▶ Aim: Reproduce the listing below without changes, except that pictures are left out.

********************

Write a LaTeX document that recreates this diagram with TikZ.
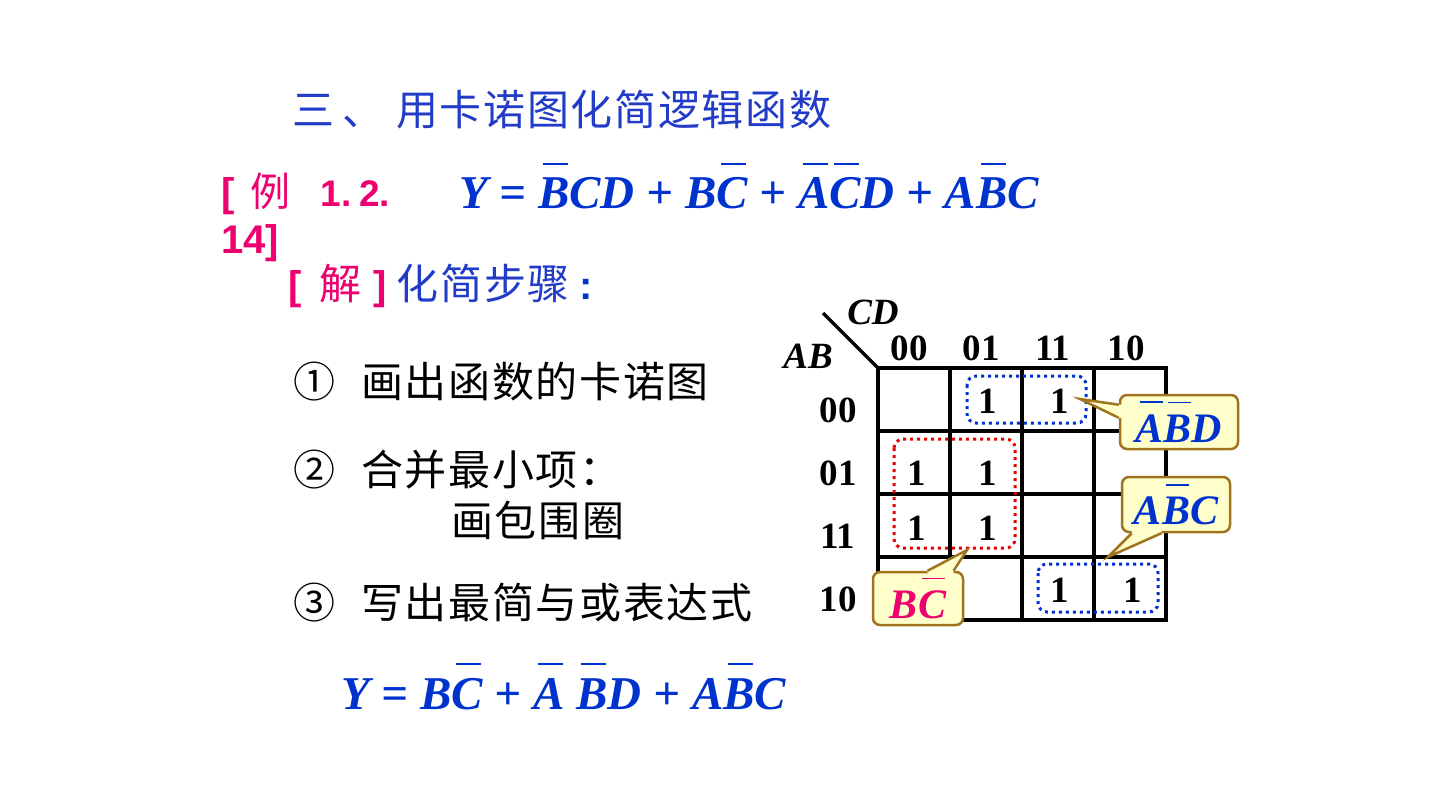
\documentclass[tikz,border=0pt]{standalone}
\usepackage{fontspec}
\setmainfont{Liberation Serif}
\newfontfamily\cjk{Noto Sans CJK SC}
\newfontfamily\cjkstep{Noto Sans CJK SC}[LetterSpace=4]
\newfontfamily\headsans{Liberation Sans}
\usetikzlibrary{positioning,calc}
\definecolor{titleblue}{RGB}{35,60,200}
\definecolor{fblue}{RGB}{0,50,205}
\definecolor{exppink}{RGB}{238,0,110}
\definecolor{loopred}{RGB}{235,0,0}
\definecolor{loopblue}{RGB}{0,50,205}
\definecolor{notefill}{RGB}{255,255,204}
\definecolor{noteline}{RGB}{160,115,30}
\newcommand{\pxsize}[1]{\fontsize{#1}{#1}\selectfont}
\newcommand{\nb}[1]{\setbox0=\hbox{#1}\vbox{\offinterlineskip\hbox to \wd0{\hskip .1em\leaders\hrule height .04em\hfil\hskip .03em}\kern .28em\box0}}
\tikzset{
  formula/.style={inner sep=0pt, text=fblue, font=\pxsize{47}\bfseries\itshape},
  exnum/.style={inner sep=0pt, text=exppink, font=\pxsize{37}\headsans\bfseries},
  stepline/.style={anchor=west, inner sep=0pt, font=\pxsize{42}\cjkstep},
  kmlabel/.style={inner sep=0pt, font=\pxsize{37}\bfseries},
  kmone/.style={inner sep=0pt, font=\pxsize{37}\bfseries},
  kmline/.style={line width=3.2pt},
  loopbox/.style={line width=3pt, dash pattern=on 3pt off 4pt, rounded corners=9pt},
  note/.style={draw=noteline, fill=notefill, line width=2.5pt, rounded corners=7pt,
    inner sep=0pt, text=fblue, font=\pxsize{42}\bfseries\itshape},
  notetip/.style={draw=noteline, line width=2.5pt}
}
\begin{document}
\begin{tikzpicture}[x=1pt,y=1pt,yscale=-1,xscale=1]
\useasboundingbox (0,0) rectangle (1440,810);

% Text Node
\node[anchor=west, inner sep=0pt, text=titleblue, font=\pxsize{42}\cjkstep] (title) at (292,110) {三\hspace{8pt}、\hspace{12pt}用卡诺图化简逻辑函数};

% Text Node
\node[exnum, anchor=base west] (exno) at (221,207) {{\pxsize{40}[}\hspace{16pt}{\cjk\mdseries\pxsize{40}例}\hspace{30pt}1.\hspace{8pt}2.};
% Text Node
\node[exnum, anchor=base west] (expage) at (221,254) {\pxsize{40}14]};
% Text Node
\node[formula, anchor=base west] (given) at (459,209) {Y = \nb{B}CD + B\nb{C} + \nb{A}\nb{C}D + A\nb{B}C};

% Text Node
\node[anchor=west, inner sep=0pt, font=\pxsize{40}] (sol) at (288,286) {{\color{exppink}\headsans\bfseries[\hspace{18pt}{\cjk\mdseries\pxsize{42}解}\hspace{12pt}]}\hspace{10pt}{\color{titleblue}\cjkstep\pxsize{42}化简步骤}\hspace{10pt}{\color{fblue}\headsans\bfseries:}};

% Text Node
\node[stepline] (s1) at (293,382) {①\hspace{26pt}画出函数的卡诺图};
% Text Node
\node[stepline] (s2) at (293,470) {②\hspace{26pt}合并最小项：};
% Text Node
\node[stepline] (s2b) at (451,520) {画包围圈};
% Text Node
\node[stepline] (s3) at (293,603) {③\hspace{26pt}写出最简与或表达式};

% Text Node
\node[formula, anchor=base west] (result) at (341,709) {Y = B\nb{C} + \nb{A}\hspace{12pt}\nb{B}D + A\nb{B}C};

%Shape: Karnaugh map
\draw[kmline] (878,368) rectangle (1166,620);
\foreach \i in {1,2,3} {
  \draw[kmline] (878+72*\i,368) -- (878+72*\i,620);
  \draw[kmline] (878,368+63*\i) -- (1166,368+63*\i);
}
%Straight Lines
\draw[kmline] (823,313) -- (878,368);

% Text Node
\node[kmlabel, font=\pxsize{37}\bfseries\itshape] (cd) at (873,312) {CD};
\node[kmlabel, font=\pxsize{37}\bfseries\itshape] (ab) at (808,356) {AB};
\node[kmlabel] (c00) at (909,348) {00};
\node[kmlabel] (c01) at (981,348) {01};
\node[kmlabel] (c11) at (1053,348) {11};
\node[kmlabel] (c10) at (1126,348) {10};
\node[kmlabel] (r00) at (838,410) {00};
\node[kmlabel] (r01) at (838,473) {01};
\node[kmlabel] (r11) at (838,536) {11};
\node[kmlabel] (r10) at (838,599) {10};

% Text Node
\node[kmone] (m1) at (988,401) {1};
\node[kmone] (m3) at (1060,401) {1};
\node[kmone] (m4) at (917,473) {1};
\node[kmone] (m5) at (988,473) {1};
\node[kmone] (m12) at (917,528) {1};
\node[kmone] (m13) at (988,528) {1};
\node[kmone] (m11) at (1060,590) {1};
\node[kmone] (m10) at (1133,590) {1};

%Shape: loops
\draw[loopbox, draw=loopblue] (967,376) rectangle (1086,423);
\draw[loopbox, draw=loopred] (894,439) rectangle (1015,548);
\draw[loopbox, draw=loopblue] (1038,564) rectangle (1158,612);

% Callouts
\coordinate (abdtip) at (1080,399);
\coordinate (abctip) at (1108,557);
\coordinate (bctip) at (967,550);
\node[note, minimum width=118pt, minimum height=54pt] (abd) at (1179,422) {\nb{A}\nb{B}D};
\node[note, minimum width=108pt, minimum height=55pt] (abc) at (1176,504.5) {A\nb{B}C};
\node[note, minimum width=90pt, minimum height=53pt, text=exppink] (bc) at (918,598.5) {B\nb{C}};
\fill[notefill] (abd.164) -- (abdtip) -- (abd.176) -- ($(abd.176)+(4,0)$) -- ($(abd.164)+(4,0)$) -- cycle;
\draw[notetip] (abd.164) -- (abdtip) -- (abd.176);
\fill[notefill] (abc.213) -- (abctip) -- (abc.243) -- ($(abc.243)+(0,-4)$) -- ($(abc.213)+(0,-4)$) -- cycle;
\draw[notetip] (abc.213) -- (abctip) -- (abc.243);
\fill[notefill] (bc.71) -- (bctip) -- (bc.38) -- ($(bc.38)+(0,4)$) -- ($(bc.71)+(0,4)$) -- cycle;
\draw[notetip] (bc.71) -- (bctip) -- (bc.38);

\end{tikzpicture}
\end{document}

********************

▶ Exercise solution:
Write a LaTeX document that recreates this diagram with TikZ.
\documentclass[tikz,border=0pt]{standalone}
\usepackage{fontspec}
\setmainfont{Liberation Serif}
\newfontfamily\cjk{Noto Sans CJK SC}
\newfontfamily\cjkstep{Noto Sans CJK SC}[LetterSpace=4]
\newfontfamily\headsans{Liberation Sans}
\usetikzlibrary{positioning,calc}
\definecolor{titleblue}{RGB}{35,60,200}
\definecolor{fblue}{RGB}{0,50,205}
\definecolor{exppink}{RGB}{238,0,110}
\definecolor{loopred}{RGB}{235,0,0}
\definecolor{loopblue}{RGB}{0,50,205}
\definecolor{notefill}{RGB}{255,255,204}
\definecolor{noteline}{RGB}{160,115,30}
\newcommand{\pxsize}[1]{\fontsize{#1}{#1}\selectfont}
\newcommand{\nb}[1]{\setbox0=\hbox{#1}\vbox{\offinterlineskip\hbox to \wd0{\hskip .1em\leaders\hrule height .04em\hfil\hskip .03em}\kern .28em\box0}}
\tikzset{
  formula/.style={inner sep=0pt, text=fblue, font=\pxsize{47}\bfseries\itshape},
  exnum/.style={inner sep=0pt, text=exppink, font=\pxsize{37}\headsans\bfseries},
  stepline/.style={anchor=west, inner sep=0pt, font=\pxsize{42}\cjkstep},
  kmlabel/.style={inner sep=0pt, font=\pxsize{37}\bfseries},
  kmone/.style={inner sep=0pt, font=\pxsize{37}\bfseries},
  kmline/.style={line width=3.2pt},
  loopbox/.style={line width=3pt, dash pattern=on 3pt off 4pt, rounded corners=9pt},
  note/.style={draw=noteline, fill=notefill, line width=2.5pt, rounded corners=7pt,
    inner sep=0pt, text=fblue, font=\pxsize{42}\bfseries\itshape},
  notetip/.style={draw=noteline, line width=2.5pt}
}
\begin{document}
\begin{tikzpicture}[x=1pt,y=1pt,yscale=-1,xscale=1]
\useasboundingbox (0,0) rectangle (1440,810);

% Text Node
\node[anchor=west, inner sep=0pt, text=titleblue, font=\pxsize{42}\cjkstep] (title) at (292,110) {三\hspace{8pt}、\hspace{12pt}用卡诺图化简逻辑函数};

% Text Node
\node[exnum, anchor=base west] (exno) at (221,207) {{\pxsize{40}[}\hspace{16pt}{\cjk\mdseries\pxsize{40}例}\hspace{30pt}1.\hspace{8pt}2.};
% Text Node
\node[exnum, anchor=base west] (expage) at (221,254) {\pxsize{40}14]};
% Text Node
\node[formula, anchor=base west] (given) at (459,209) {Y = \nb{B}CD + B\nb{C} + \nb{A}\nb{C}D + A\nb{B}C};

% Text Node
\node[anchor=west, inner sep=0pt, font=\pxsize{40}] (sol) at (288,286) {{\color{exppink}\headsans\bfseries[\hspace{18pt}{\cjk\mdseries\pxsize{42}解}\hspace{12pt}]}\hspace{10pt}{\color{titleblue}\cjkstep\pxsize{42}化简步骤}\hspace{10pt}{\color{fblue}\headsans\bfseries:}};

% Text Node
\node[stepline] (s1) at (293,382) {①\hspace{26pt}画出函数的卡诺图};
% Text Node
\node[stepline] (s2) at (293,470) {②\hspace{26pt}合并最小项：};
% Text Node
\node[stepline] (s2b) at (451,520) {画包围圈};
% Text Node
\node[stepline] (s3) at (293,603) {③\hspace{26pt}写出最简与或表达式};

% Text Node
\node[formula, anchor=base west] (result) at (341,709) {Y = B\nb{C} + \nb{A}\hspace{12pt}\nb{B}D + A\nb{B}C};

%Shape: Karnaugh map
\draw[kmline] (878,368) rectangle (1166,620);
\foreach \i in {1,2,3} {
  \draw[kmline] (878+72*\i,368) -- (878+72*\i,620);
  \draw[kmline] (878,368+63*\i) -- (1166,368+63*\i);
}
%Straight Lines
\draw[kmline] (823,313) -- (878,368);

% Text Node
\node[kmlabel, font=\pxsize{37}\bfseries\itshape] (cd) at (873,312) {CD};
\node[kmlabel, font=\pxsize{37}\bfseries\itshape] (ab) at (808,356) {AB};
\node[kmlabel] (c00) at (909,348) {00};
\node[kmlabel] (c01) at (981,348) {01};
\node[kmlabel] (c11) at (1053,348) {11};
\node[kmlabel] (c10) at (1126,348) {10};
\node[kmlabel] (r00) at (838,410) {00};
\node[kmlabel] (r01) at (838,473) {01};
\node[kmlabel] (r11) at (838,536) {11};
\node[kmlabel] (r10) at (838,599) {10};

% Text Node
\node[kmone] (m1) at (988,401) {1};
\node[kmone] (m3) at (1060,401) {1};
\node[kmone] (m4) at (917,473) {1};
\node[kmone] (m5) at (988,473) {1};
\node[kmone] (m12) at (917,528) {1};
\node[kmone] (m13) at (988,528) {1};
\node[kmone] (m11) at (1060,590) {1};
\node[kmone] (m10) at (1133,590) {1};

%Shape: loops
\draw[loopbox, draw=loopblue] (967,376) rectangle (1086,423);
\draw[loopbox, draw=loopred] (894,439) rectangle (1015,548);
\draw[loopbox, draw=loopblue] (1038,564) rectangle (1158,612);

% Callouts
\coordinate (abdtip) at (1080,399);
\coordinate (abctip) at (1108,557);
\coordinate (bctip) at (967,550);
\node[note, minimum width=118pt, minimum height=54pt] (abd) at (1179,422) {\nb{A}\nb{B}D};
\node[note, minimum width=108pt, minimum height=55pt] (abc) at (1176,504.5) {A\nb{B}C};
\node[note, minimum width=90pt, minimum height=53pt, text=exppink] (bc) at (918,598.5) {B\nb{C}};
\fill[notefill] (abd.164) -- (abdtip) -- (abd.176) -- ($(abd.176)+(4,0)$) -- ($(abd.164)+(4,0)$) -- cycle;
\draw[notetip] (abd.164) -- (abdtip) -- (abd.176);
\fill[notefill] (abc.213) -- (abctip) -- (abc.243) -- ($(abc.243)+(0,-4)$) -- ($(abc.213)+(0,-4)$) -- cycle;
\draw[notetip] (abc.213) -- (abctip) -- (abc.243);
\fill[notefill] (bc.71) -- (bctip) -- (bc.38) -- ($(bc.38)+(0,4)$) -- ($(bc.71)+(0,4)$) -- cycle;
\draw[notetip] (bc.71) -- (bctip) -- (bc.38);

\end{tikzpicture}
\end{document}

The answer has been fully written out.